Dataset content –
start

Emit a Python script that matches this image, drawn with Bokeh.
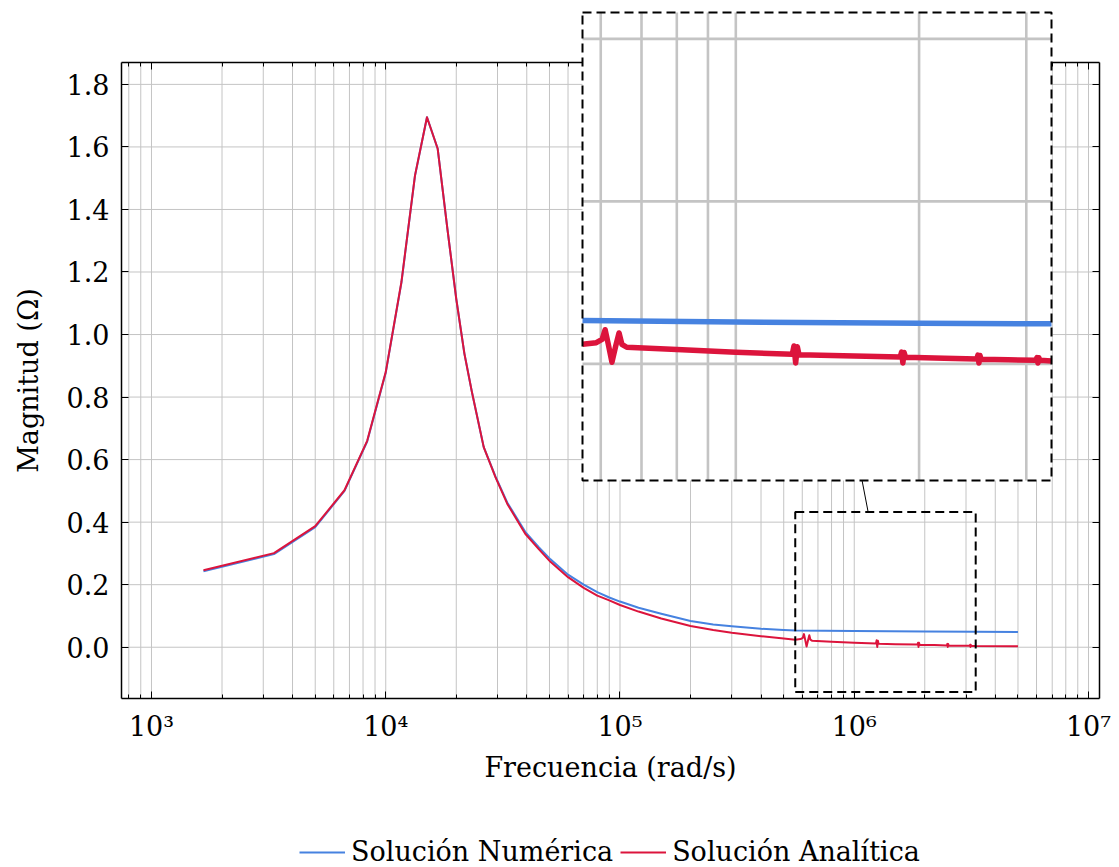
import math
from bokeh.plotting import figure
from bokeh.models import (Range1d, LogScale, LinearScale, LogAxis, LinearAxis, FixedTicker,
                          NumeralTickFormatter, CustomJSTickFormatter, Legend, LegendItem)
from bokeh.core.properties import value
from bokeh.embed import file_html
from bokeh.resources import INLINE

# ---------------- data ----------------
freq_num = [1667, 3333, 5000, 6667, 8333, 10000,
            11667, 13333, 15000, 16667, 18333, 20000,
            21667, 23333, 26200, 29400, 33000, 39400,
            45000, 50500, 60000, 70000, 80000, 90000,
            100000, 120000, 150000, 200000, 250000, 300000,
            400000, 500000, 560000, 1000000, 2000000, 3300000,
            5000000]
mag_num = [0.243, 0.298, 0.384, 0.500, 0.658, 0.878,
           1.166, 1.508, 1.695, 1.594, 1.338, 1.114,
           0.939, 0.816, 0.640, 0.546, 0.463, 0.369,
           0.320, 0.281, 0.232, 0.200, 0.176, 0.159,
           0.146, 0.126, 0.107, 0.084, 0.073, 0.067,
           0.059, 0.055, 0.0533, 0.0515, 0.0500, 0.0492,
           0.0490]

freq_ana = [1667, 3333, 5000, 6667, 8333, 10000,
            11667, 13333, 15000, 16667, 18333, 20000,
            21667, 23333, 26200, 29400, 33000, 39400,
            45000, 50500, 60000, 70000, 80000, 90000,
            100000, 120000, 150000, 200000, 250000, 300000,
            400000, 500000, 560000, 590000, 603000, 610000,
            617000, 626000, 635000, 643000, 650000, 662000,
            800000, 1000000, 1238000, 1246000, 1254000, 1262000,
            1270000, 1500000, 1862000, 1872000, 1881000, 1890000,
            1900000, 2200000, 2488000, 2498000, 2508000, 2518000,
            2528000, 2800000, 3112000, 3124000, 3135000, 3146000,
            3158000, 3300000, 5000000]
mag_ana = [0.246, 0.301, 0.387, 0.502, 0.660, 0.880,
           1.168, 1.509, 1.695, 1.594, 1.338, 1.114,
           0.939, 0.816, 0.640, 0.544, 0.459, 0.363,
           0.314, 0.273, 0.224, 0.190, 0.165, 0.150,
           0.135, 0.114, 0.092, 0.068, 0.055, 0.046,
           0.035, 0.028, 0.024, 0.026, 0.030, 0.042,
           0.025, 0.002, 0.022, 0.038, 0.024, 0.0204,
           0.0175, 0.0143, 0.0118, 0.022, 0.001, 0.021,
           0.0112, 0.0098, 0.0085, 0.0145, 0.0010, 0.0140,
           0.0082, 0.0068, 0.0058, 0.0107, 0.0010, 0.0102,
           0.0056, 0.0050, 0.0045, 0.0078, 0.0010, 0.0075,
           0.0043, 0.0036, 0.0028]

x_major = [1e3, 1e4, 1e5, 1e6, 1e7]
x_major_labels = ["10³", "10⁴", "10⁵", "10⁶", "10⁷"]
x_minor_mult = [2, 3, 4, 5, 6, 7, 8, 9]
x_minor_decades = [1e2, 1e3, 1e4, 1e5, 1e6]
y_major = [0.0, 0.2, 0.4, 0.6, 0.8, 1.0, 1.2, 1.4, 1.6, 1.8]

label_num = "Solución Numérica"
label_ana = "Solución Analítica"
xlabel = "Frecuencia (rad/s)"
ylabel = "Magnitud (Ω)"

# ---------------- styling / layout ----------------
FONT = "DejaVu Serif"
FS = "27px"
BLUE = "#4682e0"
RED = "#dc143c"
GRID = "#c4c4c4"

W, H = 1119, 867
MAIN_L, MAIN_R, MAIN_T, MAIN_B = 121, 1099, 62, 698     # main axis box (px)
X_LIM = (10 ** 2.872, 10 ** 7.047)
Y_LIM = (-0.164, 1.870)
SPY_X = (5.6e5, 3.3e6)
SPY_Y = (-0.1436, 0.4324)
INSET = (582, 1051, 12, 480)  # left, right, top, bottom (px)
XLABEL_PX = (610, 767)         # centre x, baseline y
YLABEL_PX = (28, 380)          # baseline x, centre y
LEGEND_PX = (299, 0)

lx0, lx1 = math.log10(X_LIM[0]), math.log10(X_LIM[1])
ppd = (MAIN_R - MAIN_L) / (lx1 - lx0)
ppu = (MAIN_B - MAIN_T) / (Y_LIM[1] - Y_LIM[0])
xr0 = 10 ** (lx0 - MAIN_L / ppd)
xr1 = 10 ** (lx1 + (W - MAIN_R) / ppd)
yr0 = Y_LIM[0] - (H - MAIN_B) / ppu
yr1 = Y_LIM[1] + MAIN_T / ppu

il, ir, it, ib = INSET
ippd = (ir - il) / (math.log10(SPY_X[1]) - math.log10(SPY_X[0]))
ix0 = 10 ** (math.log10(SPY_X[0]) - il / ippd)
ix1 = 10 ** (math.log10(SPY_X[1]) + (W - ir) / ippd)
ippu = (ib - it) / (SPY_Y[1] - SPY_Y[0])
iy1 = SPY_Y[1] + it / ippu
iy0 = SPY_Y[0] - (H - ib) / ippu


def px_of_main(f, v):
    return MAIN_L + (math.log10(f) - lx0) * ppd, MAIN_T + (Y_LIM[1] - v) * ppu


def main_of_px(sx, sy):
    return 10 ** (lx0 + (sx - MAIN_L) / ppd), Y_LIM[1] - (sy - MAIN_T) / ppu


x_minor = [m * d for d in x_minor_decades for m in x_minor_mult
           if X_LIM[0] <= m * d <= X_LIM[1]]
x_grid = sorted([v for v in x_major if X_LIM[0] <= v <= X_LIM[1]] + x_minor)

p = figure(width=W, height=H, x_axis_type="log", title=None,
           x_range=Range1d(xr0, xr1), y_range=Range1d(yr0, yr1),
           output_backend="svg", toolbar_location=None, min_border=0)
p.outline_line_color = None
p.xgrid.visible = False
p.ygrid.visible = False
p.extra_x_ranges = {"ix": Range1d(ix0, ix1)}
p.extra_x_scales = {"ix": LogScale()}
p.extra_y_ranges = {"iy": Range1d(iy0, iy1)}
p.extra_y_scales = {"iy": LinearScale()}


def style_axis(ax):
    ax.axis_line_width = 1.5
    ax.axis_line_color = "black"
    ax.major_tick_line_color = "black"
    ax.minor_tick_line_color = "black"
    ax.major_tick_out = 0
    ax.minor_tick_out = 0
    ax.major_label_text_font = FONT
    ax.major_label_text_font_size = FS
    ax.major_label_text_color = "black"


blank = CustomJSTickFormatter(code="return ''")

# bottom axis
xa = p.xaxis[0]
style_axis(xa)
xa.fixed_location = Y_LIM[0]
xa.bounds = X_LIM
xa.ticker = FixedTicker(ticks=x_major, minor_ticks=x_minor)
xa.major_label_overrides = {int(v): s for v, s in zip(x_major, x_major_labels)}
xa.major_tick_in = 7
xa.minor_tick_in = 4
xa.major_label_standoff = 12

# left axis
ya = p.yaxis[0]
style_axis(ya)
ya.fixed_location = X_LIM[0]
ya.bounds = Y_LIM
ya.ticker = FixedTicker(ticks=y_major)
ya.formatter = NumeralTickFormatter(format="0.0")
ya.major_tick_in = 7
ya.minor_tick_in = 0
ya.major_label_standoff = 12

top_axis = LogAxis(ticker=FixedTicker(ticks=x_major, minor_ticks=x_minor), formatter=blank,
                   fixed_location=Y_LIM[1], bounds=X_LIM, level="underlay")
style_axis(top_axis)
top_axis.major_tick_in = 7
top_axis.minor_tick_in = 4
p.add_layout(top_axis, "above")

right_axis = LinearAxis(ticker=FixedTicker(ticks=y_major), formatter=blank,
                        fixed_location=X_LIM[1], bounds=Y_LIM)
style_axis(right_axis)
right_axis.major_tick_in = 7
right_axis.minor_tick_in = 0
p.add_layout(right_axis, "right")

# axis titles
xl = main_of_px(*XLABEL_PX)
p.text(x=[xl[0]], y=[xl[1]], text=[xlabel], text_align="center", text_baseline="alphabetic",
       text_font=value(FONT), text_font_size=value(FS), text_color="black")
yl = main_of_px(*YLABEL_PX)
p.text(x=[yl[0]], y=[yl[1]], text=[ylabel], angle=math.pi / 2, text_align="center",
       text_baseline="alphabetic", text_font=value(FONT), text_font_size=value(FS),
       text_color="black")

# main grid
p.segment(x0=x_grid, y0=[Y_LIM[0]] * len(x_grid), x1=x_grid, y1=[Y_LIM[1]] * len(x_grid),
          line_color=GRID, line_width=1, level="underlay")
p.segment(x0=[X_LIM[0]] * len(y_major), y0=y_major, x1=[X_LIM[1]] * len(y_major), y1=y_major,
          line_color=GRID, line_width=1, level="underlay")

# main curves
r_num = p.line(freq_num, mag_num, line_color=BLUE, line_width=2, line_join="round")
r_ana = p.line(freq_ana, mag_ana, line_color=RED, line_width=2, line_join="round")

# spy rectangle on main plot
p.quad(left=[SPY_X[0]], right=[SPY_X[1]], bottom=[SPY_Y[0]], top=[SPY_Y[1]],
       fill_color=None, line_color="black", line_width=2, line_dash="9 5")

# connector line (between centres, clipped to boxes)
sl, st = px_of_main(SPY_X[0], SPY_Y[1])
sr, sb = px_of_main(SPY_X[1], SPY_Y[0])
c1 = ((il + ir) / 2, (it + ib) / 2)
c2 = ((sl + sr) / 2, (st + sb) / 2)
t1 = (ib - c1[1]) / (c2[1] - c1[1])
t2 = (st - c1[1]) / (c2[1] - c1[1])
pa = main_of_px(c1[0] + t1 * (c2[0] - c1[0]), ib)
pb = main_of_px(c1[0] + t2 * (c2[0] - c1[0]), st)
p.segment(x0=[pa[0]], y0=[pa[1]], x1=[pb[0]], y1=[pb[1]], line_color="black", line_width=1)

# ---------------- inset (magnified view) ----------------
R = dict(x_range_name="ix", y_range_name="iy")
p.quad(left=[SPY_X[0]], right=[SPY_X[1]], bottom=[SPY_Y[0]], top=[SPY_Y[1]],
       fill_color="white", line_color=None, **R)
ixg = [v for v in x_grid if SPY_X[0] <= v <= SPY_X[1]]
iyg = [v for v in y_major if SPY_Y[0] <= v <= SPY_Y[1]]
p.segment(x0=ixg, y0=[SPY_Y[0]] * len(ixg), x1=ixg, y1=[SPY_Y[1]] * len(ixg),
          line_color=GRID, line_width=2.6, **R)
p.segment(x0=[SPY_X[0]] * len(iyg), y0=iyg, x1=[SPY_X[1]] * len(iyg), y1=iyg,
          line_color=GRID, line_width=2.6, **R)


def in_spy(fs, vs):
    pts = [(f, v) for f, v in zip(fs, vs) if SPY_X[0] <= f <= SPY_X[1]]
    return [a for a, _ in pts], [b for _, b in pts]


fn, vn = in_spy(freq_num, mag_num)
fa, va = in_spy(freq_ana, mag_ana)
p.line(fn, vn, line_color=BLUE, line_width=5.5, line_join="round", **R)
p.line(fa, va, line_color=RED, line_width=5.5, line_join="round", **R)
p.quad(left=[SPY_X[0]], right=[SPY_X[1]], bottom=[SPY_Y[0]], top=[SPY_Y[1]],
       fill_color=None, line_color="black", line_width=2, line_dash="9 5", **R)

# ---------------- legend ----------------
legend = Legend(items=[LegendItem(label=label_num, renderers=[r_num]),
                       LegendItem(label=label_ana, renderers=[r_ana])],
                orientation="horizontal", location=LEGEND_PX,
                padding=0, margin=0, spacing=7, label_standoff=6, glyph_width=46,
                border_line_color=None, background_fill_alpha=0,
                label_text_font=FONT, label_text_font_size=FS, label_text_color="black")
p.add_layout(legend)

open("out.html", "w").write(file_html(p, INLINE))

end

The task – Starting at the top of the listing above, reproduce each line up to and including the one with "from bokeh.resources import INLINE"; omit the pictures.

Exercise solution –
Emit a Python script that matches this image, drawn with Bokeh.
import math
from bokeh.plotting import figure
from bokeh.models import (Range1d, LogScale, LinearScale, LogAxis, LinearAxis, FixedTicker,
                          NumeralTickFormatter, CustomJSTickFormatter, Legend, LegendItem)
from bokeh.core.properties import value
from bokeh.embed import file_html
from bokeh.resources import INLINE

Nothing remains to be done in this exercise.